§ Brief: Some lines in the records below may hold the word "with"; give the number of those lines and nothing else.

-------

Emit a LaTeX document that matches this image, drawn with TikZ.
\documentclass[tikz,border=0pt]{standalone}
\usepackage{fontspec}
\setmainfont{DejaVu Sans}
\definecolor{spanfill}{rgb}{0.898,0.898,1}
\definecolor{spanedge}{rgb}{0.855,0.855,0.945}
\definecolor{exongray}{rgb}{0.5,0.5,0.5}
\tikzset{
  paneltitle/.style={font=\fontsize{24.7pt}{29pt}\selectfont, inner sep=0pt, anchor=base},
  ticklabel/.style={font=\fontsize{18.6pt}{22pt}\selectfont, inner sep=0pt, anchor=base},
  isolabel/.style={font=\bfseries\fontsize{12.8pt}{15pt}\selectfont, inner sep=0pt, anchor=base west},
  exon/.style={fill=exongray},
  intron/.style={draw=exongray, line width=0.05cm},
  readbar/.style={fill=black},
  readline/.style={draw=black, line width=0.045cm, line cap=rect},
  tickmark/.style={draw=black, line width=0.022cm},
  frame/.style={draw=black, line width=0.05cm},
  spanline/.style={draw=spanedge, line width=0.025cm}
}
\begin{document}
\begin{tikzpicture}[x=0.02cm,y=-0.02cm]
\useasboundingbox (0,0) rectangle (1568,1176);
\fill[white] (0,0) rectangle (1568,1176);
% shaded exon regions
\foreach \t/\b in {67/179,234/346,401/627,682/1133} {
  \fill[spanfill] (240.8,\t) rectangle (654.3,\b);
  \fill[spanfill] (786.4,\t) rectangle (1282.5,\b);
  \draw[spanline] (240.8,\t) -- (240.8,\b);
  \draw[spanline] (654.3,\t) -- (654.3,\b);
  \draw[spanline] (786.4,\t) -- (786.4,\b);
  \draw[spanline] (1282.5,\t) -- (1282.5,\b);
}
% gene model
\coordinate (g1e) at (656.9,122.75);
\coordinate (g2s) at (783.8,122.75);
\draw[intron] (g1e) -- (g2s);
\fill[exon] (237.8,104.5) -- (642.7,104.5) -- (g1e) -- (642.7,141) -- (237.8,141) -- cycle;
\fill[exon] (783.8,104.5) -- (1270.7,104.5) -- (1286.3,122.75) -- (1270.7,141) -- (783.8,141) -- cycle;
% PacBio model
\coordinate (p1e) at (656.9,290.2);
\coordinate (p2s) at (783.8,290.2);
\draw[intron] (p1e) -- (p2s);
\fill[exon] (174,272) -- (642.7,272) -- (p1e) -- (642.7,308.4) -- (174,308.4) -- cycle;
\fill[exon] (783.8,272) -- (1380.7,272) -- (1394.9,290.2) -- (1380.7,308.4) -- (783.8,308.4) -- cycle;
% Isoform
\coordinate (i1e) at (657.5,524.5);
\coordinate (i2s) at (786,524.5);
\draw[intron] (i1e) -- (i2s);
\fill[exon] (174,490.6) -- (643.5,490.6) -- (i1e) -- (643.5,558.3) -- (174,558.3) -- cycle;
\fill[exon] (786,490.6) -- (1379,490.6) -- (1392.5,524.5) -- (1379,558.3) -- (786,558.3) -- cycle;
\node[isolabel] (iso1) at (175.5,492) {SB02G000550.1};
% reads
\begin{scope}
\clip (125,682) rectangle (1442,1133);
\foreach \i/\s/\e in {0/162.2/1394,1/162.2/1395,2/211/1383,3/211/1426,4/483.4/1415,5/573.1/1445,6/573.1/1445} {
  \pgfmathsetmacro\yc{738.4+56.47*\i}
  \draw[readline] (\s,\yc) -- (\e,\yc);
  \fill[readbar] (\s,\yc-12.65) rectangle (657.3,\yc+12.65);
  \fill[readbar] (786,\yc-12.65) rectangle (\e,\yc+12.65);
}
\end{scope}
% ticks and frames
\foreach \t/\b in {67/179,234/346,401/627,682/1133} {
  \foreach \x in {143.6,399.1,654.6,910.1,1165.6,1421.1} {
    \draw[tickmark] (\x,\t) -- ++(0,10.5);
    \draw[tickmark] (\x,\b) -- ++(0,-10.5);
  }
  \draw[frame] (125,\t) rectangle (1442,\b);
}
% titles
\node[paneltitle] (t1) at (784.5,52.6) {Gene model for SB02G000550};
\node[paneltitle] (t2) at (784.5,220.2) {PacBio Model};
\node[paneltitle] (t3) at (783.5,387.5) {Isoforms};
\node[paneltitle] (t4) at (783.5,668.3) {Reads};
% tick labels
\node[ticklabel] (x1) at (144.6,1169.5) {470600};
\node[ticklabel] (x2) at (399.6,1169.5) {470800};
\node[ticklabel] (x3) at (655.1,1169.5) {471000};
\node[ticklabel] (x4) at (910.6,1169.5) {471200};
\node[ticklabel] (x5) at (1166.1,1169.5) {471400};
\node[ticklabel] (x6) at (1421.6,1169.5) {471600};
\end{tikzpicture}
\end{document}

-------

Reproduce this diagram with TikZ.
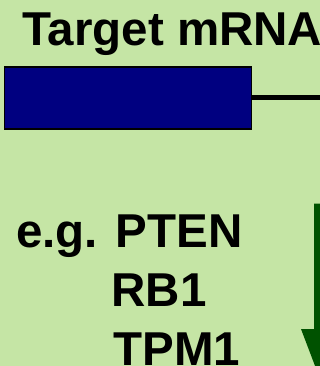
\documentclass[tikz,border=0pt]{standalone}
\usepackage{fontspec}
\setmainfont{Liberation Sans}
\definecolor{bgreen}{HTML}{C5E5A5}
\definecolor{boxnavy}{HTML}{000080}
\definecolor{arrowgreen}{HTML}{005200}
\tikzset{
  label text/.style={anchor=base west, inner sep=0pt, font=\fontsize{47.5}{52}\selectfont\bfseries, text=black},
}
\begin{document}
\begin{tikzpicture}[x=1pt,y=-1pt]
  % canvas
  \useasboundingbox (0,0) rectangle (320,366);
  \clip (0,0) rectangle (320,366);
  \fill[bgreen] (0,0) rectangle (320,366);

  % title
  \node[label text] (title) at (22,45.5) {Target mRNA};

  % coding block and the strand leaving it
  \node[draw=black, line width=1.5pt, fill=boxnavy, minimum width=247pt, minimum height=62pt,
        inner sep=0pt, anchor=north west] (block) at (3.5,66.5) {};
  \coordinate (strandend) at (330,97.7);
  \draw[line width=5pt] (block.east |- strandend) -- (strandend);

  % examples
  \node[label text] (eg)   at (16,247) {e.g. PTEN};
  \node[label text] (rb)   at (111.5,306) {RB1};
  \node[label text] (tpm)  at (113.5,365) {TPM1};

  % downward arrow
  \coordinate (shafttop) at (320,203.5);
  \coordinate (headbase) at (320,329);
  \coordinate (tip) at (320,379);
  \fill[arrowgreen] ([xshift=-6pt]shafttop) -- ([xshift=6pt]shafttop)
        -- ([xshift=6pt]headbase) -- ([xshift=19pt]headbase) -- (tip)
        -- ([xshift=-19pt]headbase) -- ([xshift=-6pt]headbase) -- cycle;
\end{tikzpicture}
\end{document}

-------

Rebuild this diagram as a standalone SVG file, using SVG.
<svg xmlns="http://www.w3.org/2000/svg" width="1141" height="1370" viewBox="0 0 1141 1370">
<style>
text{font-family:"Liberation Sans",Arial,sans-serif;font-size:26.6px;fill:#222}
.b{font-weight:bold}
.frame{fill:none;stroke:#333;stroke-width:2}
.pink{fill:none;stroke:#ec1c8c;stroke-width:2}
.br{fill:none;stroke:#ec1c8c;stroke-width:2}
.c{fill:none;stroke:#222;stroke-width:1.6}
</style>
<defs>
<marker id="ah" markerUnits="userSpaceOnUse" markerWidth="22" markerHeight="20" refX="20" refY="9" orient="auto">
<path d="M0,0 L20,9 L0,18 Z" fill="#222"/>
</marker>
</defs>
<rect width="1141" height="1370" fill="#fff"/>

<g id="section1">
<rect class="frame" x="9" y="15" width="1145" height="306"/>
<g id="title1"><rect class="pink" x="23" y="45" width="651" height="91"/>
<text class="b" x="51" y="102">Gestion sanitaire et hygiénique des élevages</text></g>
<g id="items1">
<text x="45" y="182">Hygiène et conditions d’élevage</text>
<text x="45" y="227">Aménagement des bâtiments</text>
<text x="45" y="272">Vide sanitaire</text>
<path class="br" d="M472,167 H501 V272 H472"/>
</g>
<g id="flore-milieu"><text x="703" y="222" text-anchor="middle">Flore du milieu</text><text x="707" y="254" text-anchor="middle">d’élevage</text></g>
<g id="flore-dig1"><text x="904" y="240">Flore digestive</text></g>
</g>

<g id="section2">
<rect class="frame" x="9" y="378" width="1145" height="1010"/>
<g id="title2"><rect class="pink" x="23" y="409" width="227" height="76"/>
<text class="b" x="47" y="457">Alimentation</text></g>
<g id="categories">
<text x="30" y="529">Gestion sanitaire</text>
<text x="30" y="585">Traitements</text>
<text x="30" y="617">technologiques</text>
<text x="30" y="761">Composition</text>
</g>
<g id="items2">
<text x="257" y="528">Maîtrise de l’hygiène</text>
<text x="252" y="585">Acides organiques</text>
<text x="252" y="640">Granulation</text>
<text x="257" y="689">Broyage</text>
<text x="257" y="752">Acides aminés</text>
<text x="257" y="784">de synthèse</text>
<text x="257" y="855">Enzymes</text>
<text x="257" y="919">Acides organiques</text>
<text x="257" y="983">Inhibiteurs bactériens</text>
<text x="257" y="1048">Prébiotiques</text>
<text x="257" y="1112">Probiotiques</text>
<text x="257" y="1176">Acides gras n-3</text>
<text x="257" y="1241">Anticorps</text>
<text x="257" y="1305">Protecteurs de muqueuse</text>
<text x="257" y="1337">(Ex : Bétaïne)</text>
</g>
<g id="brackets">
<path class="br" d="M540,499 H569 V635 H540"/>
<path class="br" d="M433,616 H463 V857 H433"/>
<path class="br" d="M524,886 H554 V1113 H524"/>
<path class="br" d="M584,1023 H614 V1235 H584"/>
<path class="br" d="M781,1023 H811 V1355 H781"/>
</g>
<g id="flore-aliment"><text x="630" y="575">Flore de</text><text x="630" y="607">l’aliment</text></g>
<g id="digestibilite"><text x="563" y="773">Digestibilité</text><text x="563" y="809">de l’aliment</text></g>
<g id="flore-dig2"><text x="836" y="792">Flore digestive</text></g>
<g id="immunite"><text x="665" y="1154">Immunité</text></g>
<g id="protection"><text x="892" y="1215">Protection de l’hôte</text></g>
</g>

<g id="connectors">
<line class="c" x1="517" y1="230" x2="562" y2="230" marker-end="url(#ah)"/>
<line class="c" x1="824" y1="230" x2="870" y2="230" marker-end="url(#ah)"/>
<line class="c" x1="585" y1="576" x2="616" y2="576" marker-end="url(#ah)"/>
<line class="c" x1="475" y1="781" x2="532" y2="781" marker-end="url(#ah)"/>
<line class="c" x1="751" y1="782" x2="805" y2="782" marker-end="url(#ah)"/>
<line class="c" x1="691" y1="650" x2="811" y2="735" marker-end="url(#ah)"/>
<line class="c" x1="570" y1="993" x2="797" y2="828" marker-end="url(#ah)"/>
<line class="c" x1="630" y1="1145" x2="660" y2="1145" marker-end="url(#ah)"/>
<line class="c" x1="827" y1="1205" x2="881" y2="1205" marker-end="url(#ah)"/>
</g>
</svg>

-------

§ Solution for this problem: 2